When he began his studies, the various techniques of energy generation were seen as mutual competitors - either photovoltaics would prevail or the solar thermal approach, was a widely held belief. Today, we know that combinations are necessary to achieve the energy turnaround and thus protect the climate: the mix of decentralized plants and large power plants on the one hand, and photovoltaics and solar thermal on the other. One thing is certain: Both technologies were still in their infancy at the time, especially in terms of efficiency. "We often say 'from powerpoint to powerplant,'" says Robert Pitz-Paal: "The product cycle from the first concept to the finished power plant has been amazingly short over all these years, and the progress has been tremendous. Back then, the solar energy generated cost around one mark per kilowatt hour; today, modern solar thermal power plants make it for around seven cents per kilowatt hour, making them competitive with natural gas power plants.

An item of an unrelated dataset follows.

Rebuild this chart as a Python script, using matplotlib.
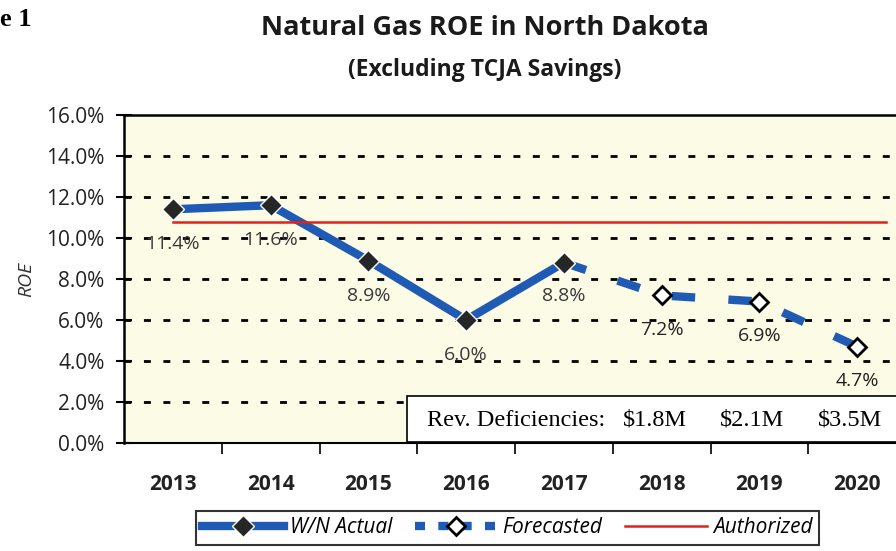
import matplotlib
matplotlib.use("Agg")
import matplotlib.pyplot as plt
from matplotlib.lines import Line2D

years = ["2013", "2014", "2015", "2016", "2017", "2018", "2019", "2020"]
actual_years = ["2013", "2014", "2015", "2016", "2017"]
actual_roe = [11.4, 11.6, 8.9, 6.0, 8.8]
forecast_years = ["2017", "2018", "2019", "2020"]
forecast_roe = [8.8, 7.2, 6.9, 4.7]
authorized_roe = 10.8
actual_labels = ["11.4%", "11.6%", "8.9%", "6.0%", "8.8%"]
forecast_labels = ["7.2%", "6.9%", "4.7%"]
deficiency_years = ["2018", "2019", "2020"]
deficiencies = ["$1.8M", "$2.1M", "$3.5M"]
yticks = [0, 2, 4, 6, 8, 10, 12, 14, 16]

plt.rcParams['font.family'] = ['Open Sans', 'DejaVu Sans']
blue = "#1F5BB5"

fig = plt.figure(figsize=(8.96, 5.51), dpi=100)
ax = fig.add_axes([124/896, 1-443/551, 782/896, 328/551])
ax.set_facecolor("#FCFBE6")

xi = {y: i for i, y in enumerate(years)}
ax.set_xlim(-0.5, len(years) - 0.5)
ax.set_ylim(0, 16)

# grid
for v in yticks[1:-1]:
    ax.axhline(v, color="black", lw=2.0, ls=(0, (2.5, 4.5)), zorder=1)

ax.plot([xi[y] for y in actual_years], actual_roe, color=blue, lw=6, zorder=3,
        solid_capstyle="butt")
ax.plot([xi[y] for y in actual_years], actual_roe, ls="none", marker="D", ms=11,
        mfc="#262626", mec="white", mew=1, zorder=5)
ax.plot([xi[y] for y in forecast_years], forecast_roe, color=blue, lw=6,
        ls=(0, (2.8, 4.0)), zorder=3)
ax.plot([xi[y] for y in forecast_years[1:]], forecast_roe[1:], ls="none", marker="D",
        ms=9, mfc="white", mec="black", mew=2, zorder=5)
ax.plot([0, len(years) - 0.7], [authorized_roe, authorized_roe], color="#E0231B", lw=1.8, zorder=4)

# data labels
offs = [(0.0, -1.7), (0.0, -1.7), (0.0, -1.75), (0.0, -1.7), (0.0, -1.65)]
for y, v, lab, (dx, dy) in zip(actual_years, actual_roe, actual_labels, offs):
    ax.text(xi[y] + dx, v + dy, lab, ha="center", va="center", fontsize=14, color="#3a3a3a", zorder=6)
for y, v, lab in zip(forecast_years[1:], forecast_roe[1:], forecast_labels):
    ax.text(xi[y], v - 1.7, lab, ha="center", va="center", fontsize=14, color="#222222", zorder=6)

# deficiency box
box_left = (407 - 124) / 782
ax.add_patch(plt.Rectangle((box_left, 0.002), 1.2, 0.14, transform=ax.transAxes,
                           facecolor="white", edgecolor="black", lw=1.2, zorder=7, clip_on=False))
ax.text(box_left + 0.025, 0.07, "Rev. Deficiencies:", transform=ax.transAxes,
        family="Liberation Serif", fontsize=17.5, va="center", ha="left", zorder=8)
for y, d in zip(deficiency_years, deficiencies):
    ax.text(xi[y] - 0.07, 0.07, d, transform=ax.get_xaxis_transform(), family="Liberation Serif",
            fontsize=17.5, va="center", ha="center", zorder=8)

# axes styling
ax.set_yticks(yticks)
ax.set_yticklabels([f"{v:.1f}%" for v in yticks], fontsize=15, color="#222222")
ax.set_xticks(range(len(years)))
ax.set_xticklabels(years, fontsize=15, fontweight="bold", color="#222222")
ax.tick_params(axis="x", length=0, pad=22)
ax.set_xticks([i + 0.5 for i in range(len(years))], minor=True)
ax.tick_params(axis="x", which="minor", length=8, width=1.2, direction="out")
ax.tick_params(axis="y", length=12, width=1.5, direction="inout", pad=8)
for s in ["left", "top"]:
    ax.spines[s].set_linewidth(1.8)
ax.spines["bottom"].set_linewidth(1.5)
ax.spines["right"].set_visible(False)
ax.set_ylabel("ROE", fontsize=14, style="italic", color="#333333", labelpad=8)

fig.text(485/896, 1-28/551, "Natural Gas ROE in North Dakota", ha="center", va="center",
         fontsize=19.5, fontweight="bold", color="#1a1a1a")
fig.text(485/896, 1-70/551, "(Excluding TCJA Savings)", ha="center", va="center",
         fontsize=16.5, fontweight="bold", color="#1a1a1a")
fig.text(0.0, 1-20/551, "e 1", ha="left", va="center", fontsize=19, fontweight="bold",
         family="Liberation Serif")

handles = [
    Line2D([], [], color=blue, lw=6, marker="D", ms=11, mfc="#262626", mec="white"),
    Line2D([], [], color=blue, lw=6, ls=(0, (1.2, 1.6)), marker="D", ms=9, mfc="white", mec="black", mew=2),
    Line2D([], [], color="#E0231B", lw=1.8),
]
leg = fig.legend(handles, ["W/N Actual", "Forecasted", "Authorized"], loc="upper left",
                 bbox_to_anchor=(196/896, 1-511/551), ncol=3, frameon=True, fancybox=False,
                 edgecolor="black", prop={"style": "italic", "size": 15}, handlelength=3.9,
                 columnspacing=1.1, borderpad=0.3, handletextpad=0.3, borderaxespad=0)
leg.get_frame().set_linewidth(1.5)

fig.savefig("out.png", dpi=100)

Time to sit back? No way, says Pitz-Paal, and ambition is itching to get started: new types of heat transfer fluids - that's the name of the liquid that is heated to enormous temperatures by the mirrors - could be heated even higher and thus significantly increase the efficiency of the power plants. That is one of the most important goals he is currently working on with his colleagues from the Institute for Solar Research.

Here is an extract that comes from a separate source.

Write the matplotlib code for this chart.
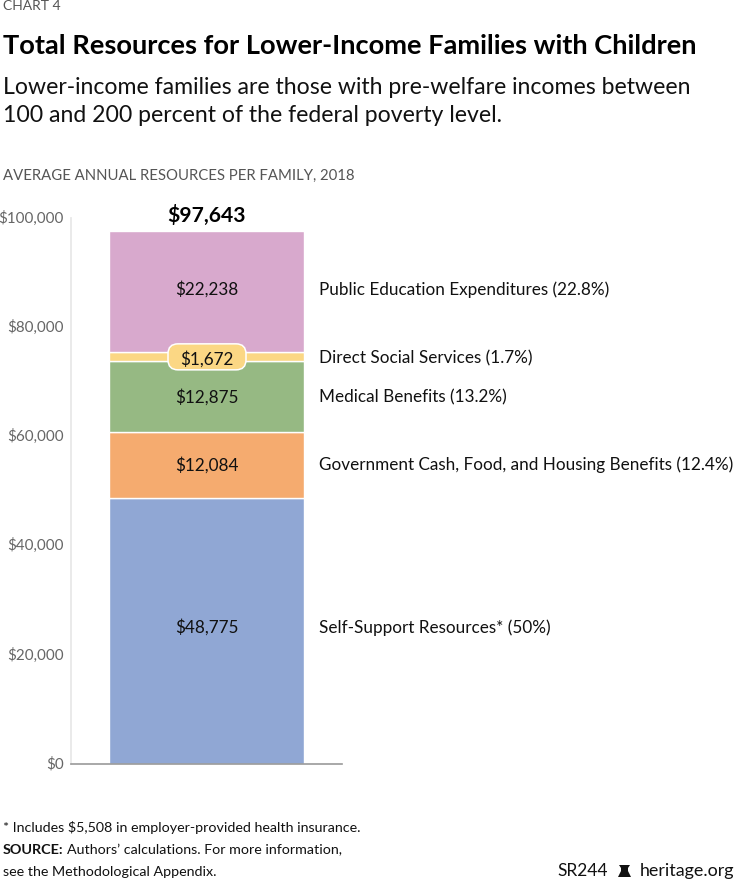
import matplotlib
matplotlib.use("Agg")
import matplotlib.pyplot as plt
from matplotlib.patches import Polygon, FancyBboxPatch
from matplotlib.transforms import ScaledTranslation

W, H = 734, 881
plt.rcParams['font.family'] = ['Lato', 'DejaVu Sans']

segments = ["Self-Support Resources* (50%)",
            "Government Cash, Food, and Housing Benefits (12.4%)",
            "Medical Benefits (13.2%)",
            "Direct Social Services (1.7%)",
            "Public Education Expenditures (22.8%)"]
values = [48775, 12084, 12875, 1672, 22238]
value_labels = ["$48,775", "$12,084", "$12,875", "$1,672", "$22,238"]
colors = ["#90a7d4", "#f5ab6f", "#96b983", "#fbd784", "#d8a9cd"]
total_label = "$97,643"
yticks = [0, 20000, 40000, 60000, 80000, 100000]
ytick_labels = ["$0", "$20,000", "$40,000", "$60,000", "$80,000", "$100,000"]

nudge_px = [3.5, 0, -1, -2, 2]  # label shift upward, pixels

def fx(x): return x / W
def fy(y): return 1 - y / H

fig = plt.figure(figsize=(W / 100, H / 100), dpi=100, facecolor="white")
ax = fig.add_axes([fx(71), fy(764), 271 / W, 546 / H])
ax.set_xlim(71, 342)
ax.set_ylim(0, 100000)
per_px = 100000 / 546

bottom = 0
for name, v, lab, c, n in zip(segments, values, value_labels, colors, nudge_px):
    ax.bar(206.3, v, width=195, bottom=bottom, color=c, edgecolor="white", linewidth=1, zorder=2)
    mid = bottom + v / 2
    ty = mid + n * per_px
    if v < 5000:
        ax.add_patch(FancyBboxPatch((178, mid - 3 * per_px), 58, 6 * per_px,
                                    boxstyle="round,pad=10,rounding_size=10",
                                    mutation_aspect=per_px, fc=c, ec="white", lw=1.1, zorder=3))
    ax.text(207, ty, lab, ha="center", va="center", fontsize=12.3, color="#111111", zorder=4)
    ax.text(319, ty, name, ha="left", va="center", fontsize=12.3, color="#111111",
            clip_on=False, zorder=4)
    bottom += v

ax.text(207, 100000 + 2.5 * per_px, total_label, ha="center", va="center", fontsize=15.2,
        fontweight="bold", color="#000000", clip_on=False)

for s in ["top", "right"]:
    ax.spines[s].set_visible(False)
ax.spines["left"].set_color("#e8e8e8")
ax.spines["left"].set_linewidth(1.3)
ax.spines["bottom"].set_color("#9a9a9a")
ax.spines["bottom"].set_linewidth(1.2)
ax.set_xticks([])
ax.set_yticks(yticks)
ax.set_yticklabels(ytick_labels, fontsize=10.9, color="#666666")
ax.tick_params(axis="y", length=0, pad=5)
shift = ScaledTranslation(0, 1.3 / 100, fig.dpi_scale_trans)
for t in ax.get_yticklabels():
    t.set_transform(t.get_transform() + shift)

def T(x, y, s, **k):
    k.setdefault("color", "#111111")
    k.setdefault("va", "center")
    fig.text(fx(x), fy(y), s, **k)

T(3, 6, "CHART 4", fontsize=10, color="#555555")
T(3, 46, "Total Resources for Lower-Income Families with Children", fontsize=19.6, fontweight="bold", color="#000000")
T(3, 87, "Lower-income families are those with pre-welfare incomes between", fontsize=16.6)
T(3, 115, "100 and 200 percent of the federal poverty level.", fontsize=16.6)
T(3, 175.5, "AVERAGE ANNUAL RESOURCES PER FAMILY, 2018", fontsize=10.7, color="#555555")
T(3, 828, "* Includes $5,508 in employer-provided health insurance.", fontsize=10.3)
T(3, 850, "SOURCE:", fontsize=10.4, fontweight="bold")
T(67, 850, "Authors\u2019 calculations. For more information,", fontsize=10.25)
T(3, 872, "see the Methodological Appendix.", fontsize=10.25)
T(557, 871, "SR244", fontsize=12.5)
T(640, 871, "heritage.org", fontsize=12.9)

bell = [(618, 877), (631, 877), (628, 871), (628, 868), (630, 865), (619, 865), (621, 868), (621, 871)]
fig.add_artist(Polygon([(fx(x), fy(y)) for x, y in bell], closed=True, fc="#111111", ec="none",
                       transform=fig.transFigure))

fig.savefig("out.png", dpi=100)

He himself, however, doesn't like it that hot. "The Mediterranean is great and my wife and I like to be there," he says, "but more in the fall and winter. In summer, we're mostly on the bike paths along the rivers in Germany, on the Danube or the Inn, for example." Nevertheless, he has not regretted the fact that he was in the sweltering heat of Andalusia at the time, shortly before writing his doctoral thesis, to take a first look at the solar thermal plant there. If only because his wife was there. Robert Pitz-Paal smiles: "She was able to take a look at what I have been working on all the years since!